Au-delà du volet judiciaire, l’adjudant-chef Vincent insiste sur leur mission de prévention. Le sous-officier n’est pas peu fier de nous dévoiler que depuis la création de la MPPF, tous les gendarmes du département des Pyrénées-Orientales ont reçu la formation sur les mécanismes des violences intrafamiliales, et conjugales. Une formation qui se déroule sur une journée et qui compte 4 modules (Accueil de la victime, le psychotrauma, le cycle de la violence, l’état de sidération et le recueil de la plainte). «Il est désormais clair pout tout le monde qu’une violence conjugale ne peut pas être traitée sur un coin de comptoir comme un vol de téléphone», insiste le gendarme.

«Un vol de téléphone, ça prendre 5 minutes, le recueil de la parole d’une victime, ça peut durer 2 ou 3 heures.». Les agents sont formés à l’écoute, d’abord du récit libre de la victime.

Ensuite il y a un canevas d’audition type très détaillé : un volet sur les violences physiques, psychologiques, la situation économique, financière, sociale, la famille, l’entourage... «Normalement, avec cette formation et ce canevas, une audition recueillie ici, à Dijon, ou à Paris doit être quasiment la même car les personnels sont désormais tous correctement formés !»

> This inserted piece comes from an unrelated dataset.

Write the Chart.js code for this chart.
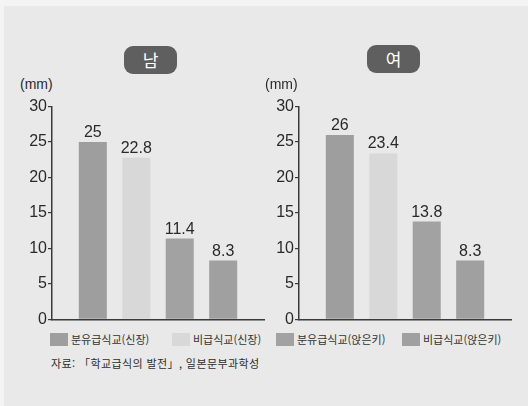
<!DOCTYPE html>
<html lang="ko">
<head>
<meta charset="utf-8">
<script src="https://cdn.jsdelivr.net/npm/chart.js@4/dist/chart.umd.min.js"></script>
<style>
  html, body { margin: 0; padding: 0; }
  body {
    width: 528px; height: 406px; position: relative; overflow: hidden;
    background: #f4f4f4;
    font-family: 'Noto Sans CJK KR', 'Liberation Sans', sans-serif;
    color: #2e2e2e;
  }
  #panel { position: absolute; left: 4px; top: 6px; right: 0; bottom: 0; background: #e9e9e9; }
  .chart { position: absolute; top: 96px; }
  .title {
    position: absolute; width: 53px; height: 28px; border-radius: 9px;
    background: #5f5f5f; color: #fff; font-size: 17px; line-height: 28px; text-align: center;
  }
  .unit { position: absolute; top: 76px; font-family: 'Liberation Sans', sans-serif; font-size: 14px; color: #2a2a2a; }
  .legend-item { position: absolute; top: 333px; height: 13px; font-size: 11px; line-height: 13px; white-space: nowrap; color: #333; }
  .legend-item i { display: inline-block; width: 18px; height: 13px; vertical-align: top; margin-right: 3px; }
  .source { position: absolute; left: 51px; top: 355px; font-size: 11px; color: #2e2e2e; white-space: nowrap; letter-spacing: 0.4px; }
</style>
</head>
<body>
<div id="panel"></div>
<script>
// Growth of children: school-milk schools vs. others (mm)
const genders = ['남', '여'];
const seriesNames = ['분유급식교(신장)', '비급식교(신장)', '분유급식교(앉은키)', '비급식교(앉은키)'];
const maleValues = [25, 22.8, 11.4, 8.3];
const femaleValues = [26, 23.4, 13.8, 8.3];
const yTickValues = [0, 5, 10, 15, 20, 25, 30];
const unitLabel = '(mm)';
const sourceText = '자료: 「학교급식의 발전」, 일본문부과학성';

const seriesColors = ['#9e9e9e', '#d8d8d8', '#a2a2a2', '#a0a0a0'];
const chartLefts = [0, 247];
const titleBoxes = [{ left: 124, top: 46 }, { left: 367, top: 45 }];
const unitLefts = [20, 265];
const legendLefts = [50, 172, 276, 402];

const textFont = { family: "'Liberation Sans', Arial, sans-serif", size: 16 };

// value written above each bar
const valueLabels = {
  id: 'valueLabels',
  afterDatasetsDraw(chart) {
    const ctx = chart.ctx;
    ctx.save();
    ctx.font = "16px 'Liberation Sans', Arial, sans-serif";
    ctx.fillStyle = '#2a2a2a';
    ctx.textAlign = 'center';
    ctx.textBaseline = 'alphabetic';
    chart.data.datasets.forEach((ds, i) => {
      chart.getDatasetMeta(i).data.forEach((bar, j) => {
        ctx.fillText(String(ds.data[j]), bar.x, bar.y - 5);
      });
    });
    ctx.restore();
  }
};

function makeChart(index, values) {
  const canvas = document.createElement('canvas');
  canvas.className = 'chart';
  canvas.width = 270;
  canvas.height = 234;
  canvas.style.left = chartLefts[index] + 'px';
  document.body.appendChild(canvas);

  new Chart(canvas, {
    type: 'bar',
    data: {
      labels: [genders[index]],
      datasets: seriesNames.map((name, i) => ({
        label: name,
        data: [values[i]],
        backgroundColor: seriesColors[i],
        borderWidth: 0,
        categoryPercentage: 0.82,
        barPercentage: 0.645
      }))
    },
    options: {
      responsive: false,
      animation: false,
      layout: { padding: { top: 10, bottom: 10, left: 0, right: 6 } },
      plugins: { legend: { display: false }, tooltip: { enabled: false }, title: { display: false } },
      scales: {
        x: {
          afterFit: s => { s.height = 0; },
          grid: { display: false, drawTicks: false },
          border: { display: true, color: '#3a3a3a', width: 1.5 },
          ticks: { display: false }
        },
        y: {
          min: 0,
          max: 30,
          afterBuildTicks: s => { s.ticks = yTickValues.map(v => ({ value: v })); },
          afterFit: s => { s.width = 52; },
          grid: { display: true, drawOnChartArea: false, drawTicks: true, tickLength: 4, color: '#3a3a3a', lineWidth: 1.2 },
          border: { display: true, color: '#3a3a3a', width: 1.5 },
          ticks: { padding: 1, color: '#2a2a2a', font: textFont }
        }
      }
    },
    plugins: [valueLabels]
  });
}

makeChart(0, maleValues);
makeChart(1, femaleValues);

// gender badges and unit captions
genders.forEach((g, i) => {
  const t = document.createElement('div');
  t.className = 'title';
  t.textContent = g;
  t.style.left = titleBoxes[i].left + 'px';
  t.style.top = titleBoxes[i].top + 'px';
  document.body.appendChild(t);

  const u = document.createElement('div');
  u.className = 'unit';
  u.textContent = unitLabel;
  u.style.left = unitLefts[i] + 'px';
  document.body.appendChild(u);
});

// legend row
seriesNames.forEach((name, i) => {
  const item = document.createElement('div');
  item.className = 'legend-item';
  item.style.left = legendLefts[i] + 'px';
  const sw = document.createElement('i');
  sw.style.background = seriesColors[i];
  item.appendChild(sw);
  item.appendChild(document.createTextNode(name));
  document.body.appendChild(item);
});

const src = document.createElement('div');
src.className = 'source';
src.textContent = sourceText;
document.body.appendChild(src);
</script>
</body>
</html>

Après avoir encadré les gendarmes, ce sont les écoutant du 17 et des pompiers qui ont reçu la formation. Actuellement, la MPPF66 met en place la formation pour les policiers municipaux. «On a déjà formé les policiers de Canet, Thuir, Cabestany. Ce sont souvent des primo-intervenants et il faut qu’ils sachent les erreurs à ne pas commettre quand ils arrivent sur les lieux. Comment mieux prendre en charge la victime, penser à isoler l’auteur systématiquement.»

En plus des formations, des agents de la MPPF sont très demandés par les établissements scolaires. Au programme, le harcèlement ou citoyenneté pour les CM1, CM2, le passage du permis internet pour les 6e, 5e ou 4e. Les gendarmes font aussi des modules sur les addictions. Le chef Julien Lévieux de rajouter que les notions de consentement sont également vues avec les adolescents ou les publics vulnérables dans instituts médicoéducatif. Le sous-officier de gendarmerie de conclure que ce poste au sein de la MPPF englobe tous les motifs de son engagement : «à la fois le volet prévention, et la prise en charge des victimes avec un grand V.»

Si vous êtes victime ou témoin de violences intrafamiliales, l’appel au 3919 est gratuit, anonyme et accessible 24h/24 et 7j/7.